Massive Earthquake Knocks Out Puerto Rico’s Electric Grid Again

Puerto Rico lost power again this week due to an earthquake.

Puerto Rico is facing an island-wide blackout again, this time due to an earthquake, the U.S. Geological Survey (USGS) said Tuesday. The agency reported that an earthquake of 6.4 magnitude struck the island between 4 a.m. and 5 a.m., and that it comes on the coattails of a 5.8-magnitude earthquake that already hit the island Monday and caused power outages to all of the island’s southern areas.

“The magnitude 6.4 earthquake was widely felt,” states a USGS press release, which adds that “strong to very strong shaking occurred across parts of Southern Puerto Rico closest to the event and moderate shaking occurred across the rest of the island.”

More aftershocks may continue in days to come, the agency warned.

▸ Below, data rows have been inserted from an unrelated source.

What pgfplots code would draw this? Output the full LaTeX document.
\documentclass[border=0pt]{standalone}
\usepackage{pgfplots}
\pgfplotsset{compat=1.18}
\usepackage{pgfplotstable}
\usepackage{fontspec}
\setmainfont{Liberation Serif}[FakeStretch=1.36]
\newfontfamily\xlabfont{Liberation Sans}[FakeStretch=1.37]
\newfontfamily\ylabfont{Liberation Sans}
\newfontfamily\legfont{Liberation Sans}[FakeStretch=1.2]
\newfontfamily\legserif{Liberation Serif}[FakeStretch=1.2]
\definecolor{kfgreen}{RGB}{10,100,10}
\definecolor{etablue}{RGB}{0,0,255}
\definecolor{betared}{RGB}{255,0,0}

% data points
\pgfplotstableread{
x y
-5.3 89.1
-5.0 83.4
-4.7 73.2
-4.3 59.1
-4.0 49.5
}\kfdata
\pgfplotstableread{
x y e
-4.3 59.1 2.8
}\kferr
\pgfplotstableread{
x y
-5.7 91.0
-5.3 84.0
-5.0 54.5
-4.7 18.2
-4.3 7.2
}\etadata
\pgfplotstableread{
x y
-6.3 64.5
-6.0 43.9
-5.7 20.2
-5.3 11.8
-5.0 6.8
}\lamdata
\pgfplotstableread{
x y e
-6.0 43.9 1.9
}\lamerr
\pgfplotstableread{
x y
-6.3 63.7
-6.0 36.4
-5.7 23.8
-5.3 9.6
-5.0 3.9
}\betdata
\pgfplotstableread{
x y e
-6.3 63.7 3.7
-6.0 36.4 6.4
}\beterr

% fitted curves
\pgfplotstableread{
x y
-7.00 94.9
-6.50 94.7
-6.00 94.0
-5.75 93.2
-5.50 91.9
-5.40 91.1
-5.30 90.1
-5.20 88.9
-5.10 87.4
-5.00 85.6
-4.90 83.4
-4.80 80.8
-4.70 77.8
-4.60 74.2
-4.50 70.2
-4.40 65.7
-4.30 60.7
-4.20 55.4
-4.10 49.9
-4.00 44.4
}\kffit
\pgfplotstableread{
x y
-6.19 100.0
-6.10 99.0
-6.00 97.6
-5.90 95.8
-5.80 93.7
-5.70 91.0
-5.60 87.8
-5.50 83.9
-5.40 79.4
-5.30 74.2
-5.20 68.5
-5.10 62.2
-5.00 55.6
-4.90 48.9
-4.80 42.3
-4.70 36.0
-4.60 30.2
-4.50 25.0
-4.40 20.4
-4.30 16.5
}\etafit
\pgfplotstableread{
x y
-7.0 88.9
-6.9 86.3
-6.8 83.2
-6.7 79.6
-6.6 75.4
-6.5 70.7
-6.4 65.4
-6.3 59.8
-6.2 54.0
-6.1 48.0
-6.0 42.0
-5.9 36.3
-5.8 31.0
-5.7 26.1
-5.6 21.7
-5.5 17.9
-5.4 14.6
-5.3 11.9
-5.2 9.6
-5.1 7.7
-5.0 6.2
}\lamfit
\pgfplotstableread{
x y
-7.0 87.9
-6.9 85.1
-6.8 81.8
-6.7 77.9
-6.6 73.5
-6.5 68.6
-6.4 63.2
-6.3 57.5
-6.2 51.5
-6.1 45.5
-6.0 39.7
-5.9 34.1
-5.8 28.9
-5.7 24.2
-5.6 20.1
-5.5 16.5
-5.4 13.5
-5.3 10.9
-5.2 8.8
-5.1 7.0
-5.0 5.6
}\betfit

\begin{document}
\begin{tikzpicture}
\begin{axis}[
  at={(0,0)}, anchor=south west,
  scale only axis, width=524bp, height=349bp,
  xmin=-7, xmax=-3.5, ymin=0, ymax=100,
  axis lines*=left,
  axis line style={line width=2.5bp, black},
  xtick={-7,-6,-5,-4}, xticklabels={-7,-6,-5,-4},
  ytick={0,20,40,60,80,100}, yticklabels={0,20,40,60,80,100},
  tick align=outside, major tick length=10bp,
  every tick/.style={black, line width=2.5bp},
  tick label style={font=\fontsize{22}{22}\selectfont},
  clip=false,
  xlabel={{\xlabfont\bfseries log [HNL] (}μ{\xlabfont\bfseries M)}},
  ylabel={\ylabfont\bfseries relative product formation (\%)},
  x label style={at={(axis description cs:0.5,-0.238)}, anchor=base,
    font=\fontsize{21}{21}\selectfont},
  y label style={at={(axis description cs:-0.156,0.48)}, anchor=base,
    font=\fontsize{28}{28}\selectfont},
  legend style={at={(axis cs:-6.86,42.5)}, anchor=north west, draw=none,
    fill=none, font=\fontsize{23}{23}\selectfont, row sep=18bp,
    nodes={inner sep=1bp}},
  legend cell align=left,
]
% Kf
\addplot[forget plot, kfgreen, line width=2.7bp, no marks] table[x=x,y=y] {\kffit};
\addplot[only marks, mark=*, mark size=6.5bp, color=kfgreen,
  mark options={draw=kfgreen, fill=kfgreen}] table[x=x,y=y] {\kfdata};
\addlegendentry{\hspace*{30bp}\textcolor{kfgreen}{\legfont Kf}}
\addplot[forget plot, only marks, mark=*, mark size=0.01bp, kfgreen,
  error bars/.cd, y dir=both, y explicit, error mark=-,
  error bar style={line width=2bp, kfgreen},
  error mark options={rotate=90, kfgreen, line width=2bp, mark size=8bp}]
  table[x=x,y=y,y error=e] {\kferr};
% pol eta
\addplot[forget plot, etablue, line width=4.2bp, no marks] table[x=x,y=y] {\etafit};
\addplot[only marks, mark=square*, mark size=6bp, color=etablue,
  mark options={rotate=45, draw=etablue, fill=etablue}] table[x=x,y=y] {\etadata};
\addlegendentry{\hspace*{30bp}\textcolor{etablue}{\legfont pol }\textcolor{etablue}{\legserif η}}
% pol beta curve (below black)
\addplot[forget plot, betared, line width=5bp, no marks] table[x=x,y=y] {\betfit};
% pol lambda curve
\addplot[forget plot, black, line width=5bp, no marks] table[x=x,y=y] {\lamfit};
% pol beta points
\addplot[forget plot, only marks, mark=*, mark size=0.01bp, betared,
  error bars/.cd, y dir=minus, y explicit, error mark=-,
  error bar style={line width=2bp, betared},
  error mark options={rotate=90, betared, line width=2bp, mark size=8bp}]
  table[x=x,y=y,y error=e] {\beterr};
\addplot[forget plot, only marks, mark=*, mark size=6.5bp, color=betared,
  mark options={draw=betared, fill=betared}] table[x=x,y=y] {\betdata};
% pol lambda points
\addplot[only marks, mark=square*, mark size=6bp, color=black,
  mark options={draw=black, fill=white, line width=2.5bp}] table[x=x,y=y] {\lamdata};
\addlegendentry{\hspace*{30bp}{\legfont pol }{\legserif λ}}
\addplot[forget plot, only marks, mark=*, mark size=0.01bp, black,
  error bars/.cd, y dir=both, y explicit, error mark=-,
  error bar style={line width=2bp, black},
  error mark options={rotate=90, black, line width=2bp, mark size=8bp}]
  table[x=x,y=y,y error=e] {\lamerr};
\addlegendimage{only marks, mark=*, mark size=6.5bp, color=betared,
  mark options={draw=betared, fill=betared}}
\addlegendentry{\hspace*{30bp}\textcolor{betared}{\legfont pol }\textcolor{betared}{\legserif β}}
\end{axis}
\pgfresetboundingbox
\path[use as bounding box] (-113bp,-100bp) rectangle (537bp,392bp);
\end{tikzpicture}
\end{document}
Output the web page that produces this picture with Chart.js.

This power outage took place two years after Hurricane Maria, which caused months of power outages across the island. Some areas continue to cope with damage caused by this hurricane.

Eight homes in the municipality of Yauco were destroyed, and the town of Guanica suffered mild damage. Several power plants across the island also incurred damage, but the Puerto Rico Electric Power Authority said that it plans to have power restored by this afternoon.

Puerto Rico is at risk of earthquakes as it is squeezed between two large tectonic plates–the North America and Caribbean plates–according to USGS. The agency reported that hundreds of small earthquakes had taken place within the region, leading up to the major Tuesday earthquake.

The island has not had an earthquake with a magnitude topping 6 in more than 40 years, however, since a 6.1-magnitude earthquake that hit the island in 1970. This earthquake is also the second-worst in the island’s history: The record goes to a 7.7 quake in 1943.